Lesquels sont porteurs de stimulation,  lesquels sont porteurs de blocages.

 

·        Que proposez vous pour vivre avec?

Et l’on ne retiendrait que les propositions qui recueilleraient l’accord de 80% des participants.

 

On pourrait imaginer le dispositif suivant : chaque établissement scolaire élaborant ses propositions pendant  une demi-douzaine de rencontres organisées sur un trimestre, dont une journée de pré rentrée ( avec présence des élèves, des parents des politiques locaux…).  Trois représentants  élus font alors état  des propositions à une assemblée  regroupant  une trentaine d’établissements  d’un bassin scolaire pendant  2 ou 3 séances.  Cette assemblée  élit 3 représentants au niveau académique qui eux-mêmes se réunissent 2 ou 3 fois avant de publier leurs conclusions sur un site Internet . Chaque académie élit 3 représentants pour un débat public sur les chaînes de télé et de radios nationales.

Les établissements scolaires se réunissent alors et font état de leur sentiment sur ce qui s’est passé.  Cela peut tenir en 6 mois. Le gouvernement est  alors mûr pour faire des propositions.

 

En guise d’épilogue

Vu la difficulté de la tâche ce n’est vraisemblablement pas ni en se racontant des histoires, ni en vitupérant que l’on risque de faire avancer les choses.

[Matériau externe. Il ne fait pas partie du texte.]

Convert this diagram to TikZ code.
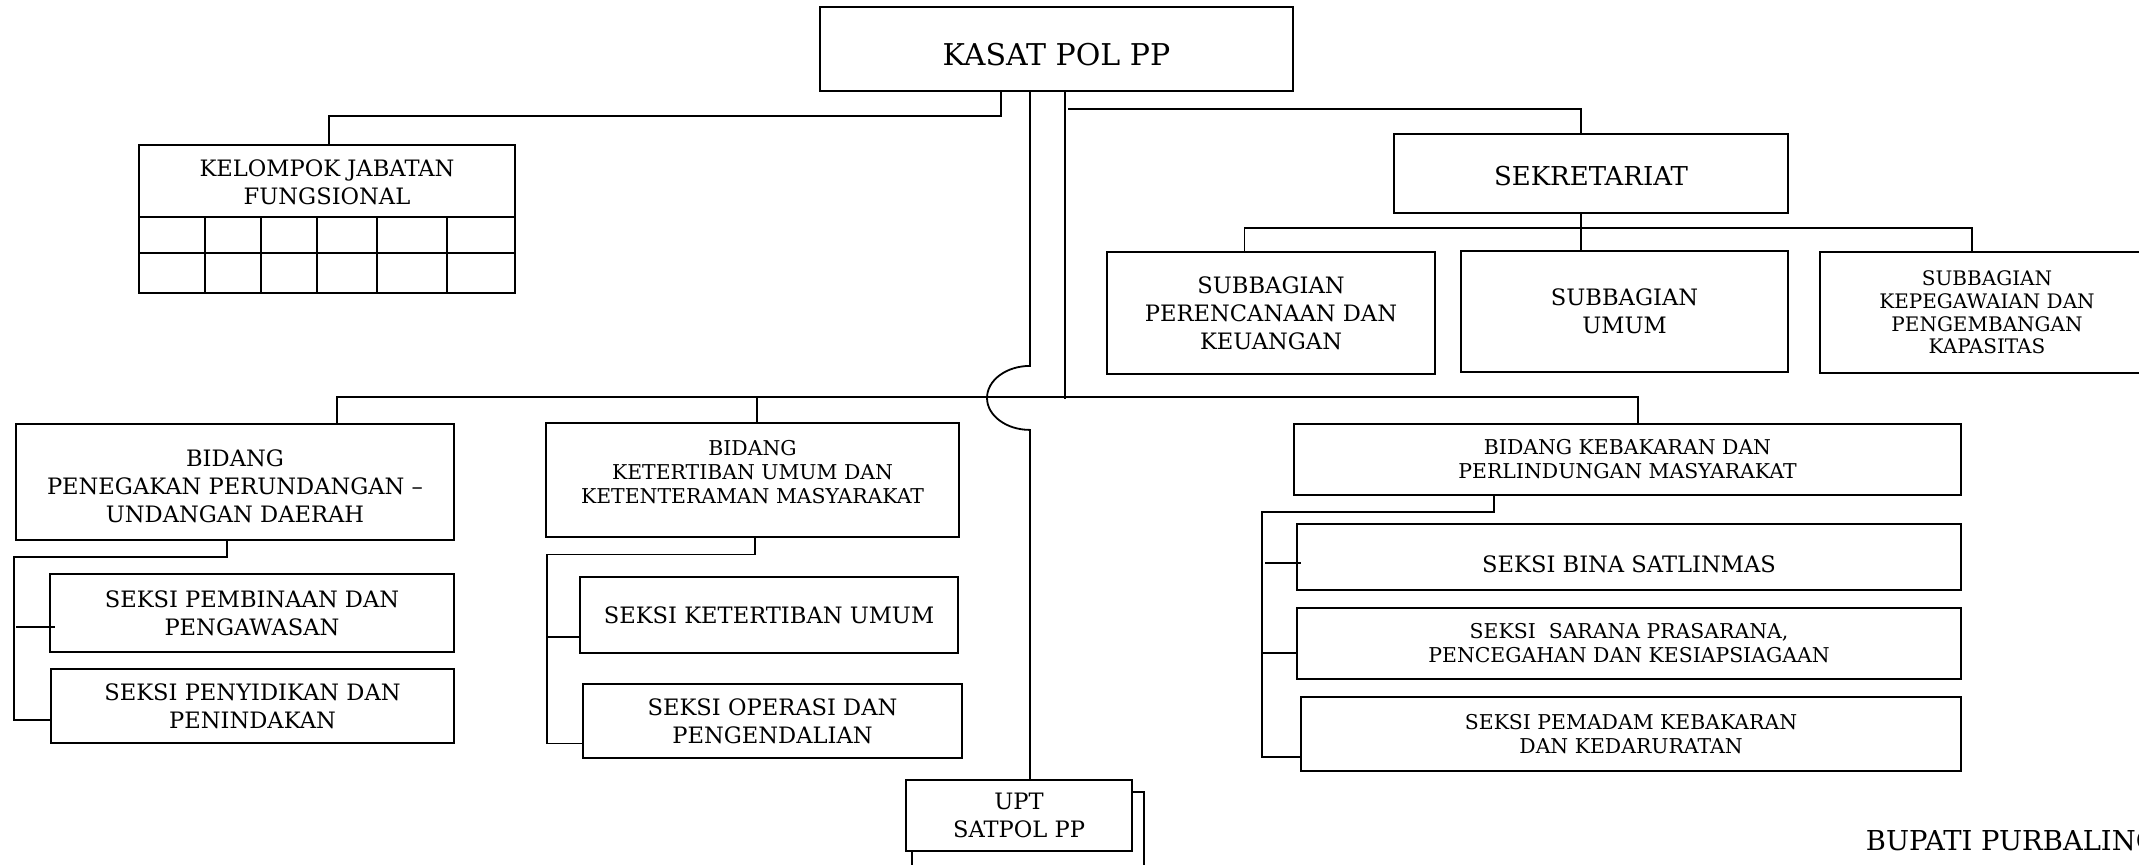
\documentclass[tikz,border=0pt]{standalone}
\usepackage{fontspec}
\setmainfont{DejaVu Serif}
\usetikzlibrary{calc}

\newcommand\fbig{\fontsize{11.3}{14}\selectfont}
\newcommand\fsmall{\fontsize{10.2}{12}\selectfont}

\begin{document}
\begin{tikzpicture}[x=0.5pt,y=-0.5pt,
    line width=0.9pt,
    unit/.style={draw, rectangle, inner sep=0pt, align=center, font=\fbig},
    smallunit/.style={unit, font=\fsmall}]

\useasboundingbox (0,0) rectangle (2139,864);

% Head
\node[unit,
    minimum width=236.5pt,
    minimum height=42pt] (kasat) at (1056.5,49) {};
\node[font=\fontsize{15}{18}\selectfont] (kasattext) at ($(kasat.center)+(0,6)$) {KASAT POL PP};

% Kelompok jabatan fungsional (box with table)
\node[unit,
    minimum width=188pt,
    minimum height=74pt] (kjf) at (327,219) {};
\node[font=\fbig, align=center] (kjftext) at ($(kjf.north)+(0,38)$) {KELOMPOK JABATAN\\FUNGSIONAL};
\draw ($(kjf.north west)+(0,73)$) -- ($(kjf.north east)+(0,73)$);
\draw ($(kjf.north west)+(0,109)$) -- ($(kjf.north east)+(0,109)$);
\foreach \dx in {67,123,179,239,309}
    \draw ($(kjf.north west)+(\dx,73)$) -- ($(kjf.south west)+(\dx,0)$);

% Sekretariat and subbagian
\node[unit,
    minimum width=197pt,
    minimum height=39.5pt] (sekr) at (1591,173.5) {};
\node[font=\fontsize{13}{16}\selectfont] (sekrtext) at ($(sekr.center)+(0,3)$) {SEKRETARIAT};
\node[unit, minimum width=164pt, minimum height=61pt] (sb1) at (1271,313)
    {SUBBAGIAN\\PERENCANAAN DAN\\KEUANGAN};
\node[unit, minimum width=163.5pt, minimum height=60.5pt] (sb2) at (1624.5,311.5)
    {SUBBAGIAN\\UMUM};
\node[unit, minimum width=167pt, minimum height=60.5pt,
    font=\fontsize{10}{11.3}\selectfont] (sb3) at (1987,312.5)
    {SUBBAGIAN\\KEPEGAWAIAN DAN\\PENGEMBANGAN\\KAPASITAS};

% Bidang penegakan perda
\node[unit, minimum width=219pt, minimum height=58pt] (bid1) at (235,482) {};
\node[font=\fbig, align=center] (bid1text) at ($(bid1.center)+(0,4)$)
    {BIDANG\\PENEGAKAN PERUNDANGAN --\\UNDANGAN DAERAH};
\node[unit, minimum width=202pt, minimum height=39pt] (s11) at (252,613)
    {SEKSI PEMBINAAN DAN\\PENGAWASAN};
\node[unit, minimum width=201.5pt, minimum height=37pt] (s12) at (252.5,706)
    {SEKSI PENYIDIKAN DAN\\PENINDAKAN};

% Bidang ketertiban umum
\node[unit, minimum width=206.5pt, minimum height=57pt] (bid2) at (752.5,480) {};
\node[font=\fsmall, align=center] (bid2text) at ($(bid2.center)+(0,-8)$)
    {BIDANG\\KETERTIBAN UMUM DAN\\KETENTERAMAN MASYARAKAT};
\node[unit, minimum width=189pt, minimum height=38pt] (s21) at (769,615)
    {SEKSI KETERTIBAN UMUM};
\node[unit, minimum width=189.5pt, minimum height=37pt] (s22) at (772.5,721)
    {SEKSI OPERASI DAN\\PENGENDALIAN};

% Bidang kebakaran
\node[smallunit, minimum width=333.5pt, minimum height=35.5pt] (bid3) at (1627.5,459.5)
    {BIDANG KEBAKARAN DAN\\PERLINDUNGAN MASYARAKAT};
\node[unit, minimum width=332pt, minimum height=33pt] (s31) at (1629,557) {};
\node[font=\fbig] (s31text) at ($(s31.center)+(0,7)$) {SEKSI BINA SATLINMAS};
\node[smallunit, minimum width=332pt, minimum height=35.5pt] (s32) at (1629,643.5)
    {SEKSI\ \ SARANA PRASARANA,\\PENCEGAHAN DAN KESIAPSIAGAAN};
\node[smallunit, minimum width=330pt, minimum height=37pt] (s33) at (1631,734)
    {SEKSI PEMADAM KEBAKARAN\\DAN KEDARURATAN};

% UPT
\node[unit, minimum width=113pt, minimum height=35.5pt] (upt) at (1019,815.5)
    {UPT\\SATPOL PP};

% Signature
\node[anchor=base west, inner sep=0pt,
    font=\fontsize{13.7}{16}\selectfont] (bupati) at (1865,850) {BUPATI PURBALINGGA};

% Lines from the head
\draw (kasat.south) ++(-55.5,0) -- ++(0,24) -| ($(kjf.north)+(2,0)$);
\draw (kasat.south) ++(11.5,17) -| ($(sekr.north)+(-10,0)$);
\draw (kasat.south) ++(8.5,0) -- ++(0,307);
\draw (kasat.south) ++(-26.5,0) coordinate (h0) -- ++(0,274)
    arc[start angle=270, end angle=90, x radius=43, y radius=32]
    -- (upt.north -| h0);

% Bus to the bidang
\draw ($(bid1.north)+(102,0)$) -- ++(0,-26) -| ($(bid3.north)+(10.5,0)$);
\draw ($(bid2.north)+(4.5,0)$) -- ++(0,-25);

% Sekretariat bus
\draw ($(sekr.south)+(-10,0)$) -- ($(sb2.north)+(-43.5,0)$);
\draw ($(sb1.north)+(-26.5,0)$) -- ++(0,-23) -| ($(sb3.north)+(-15,0)$);

% Seksi lines
\draw ($(bid1.south)+(-8,0)$) -- ++(0,16) -- ++(-213,0) |- ($(s12.west)+(0,14)$);
\draw ($(s11.west)+(-33,14)$) -- ++(39,0);

\draw ($(bid2.south)+(2.5,0)$) -- ++(0,16.5) -- ++(-208,0) |- ($(s22.west)+(0,22.5)$);
\draw ($(s21.west)+(-33,22)$) -- ++(34,0);

\draw ($(bid3.south)+(-133.5,0)$) -- ++(0,16) -- ++(-232,0) |- ($(s33.west)+(0,23)$);
\draw ($(s31.west)+(-31,6)$) -- ++(36,0);
\draw ($(s32.west)+(-35,9.5)$) -- ++(35,0);

% Cut off lines under UPT
\draw ($(upt.east)+(0,-23.5)$) -| ++(11,90);
\draw ($(upt.south west)+(7,0)$) -- ++(0,30);

\end{tikzpicture}
\end{document}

Beaucoup d’entre nous se sont investis dans des approches plus respectueuses de l’individu, plus communicantes, ils n’en restent pas moins très fortement minoritaires. Je crois qu’il serait prudent de regarder en face les résistances et de tenter de trouver ensemble des moyens pour les réduire. Cela me paraît être la voie essentielle pour espérer que le débat public débouche sur quelque chose.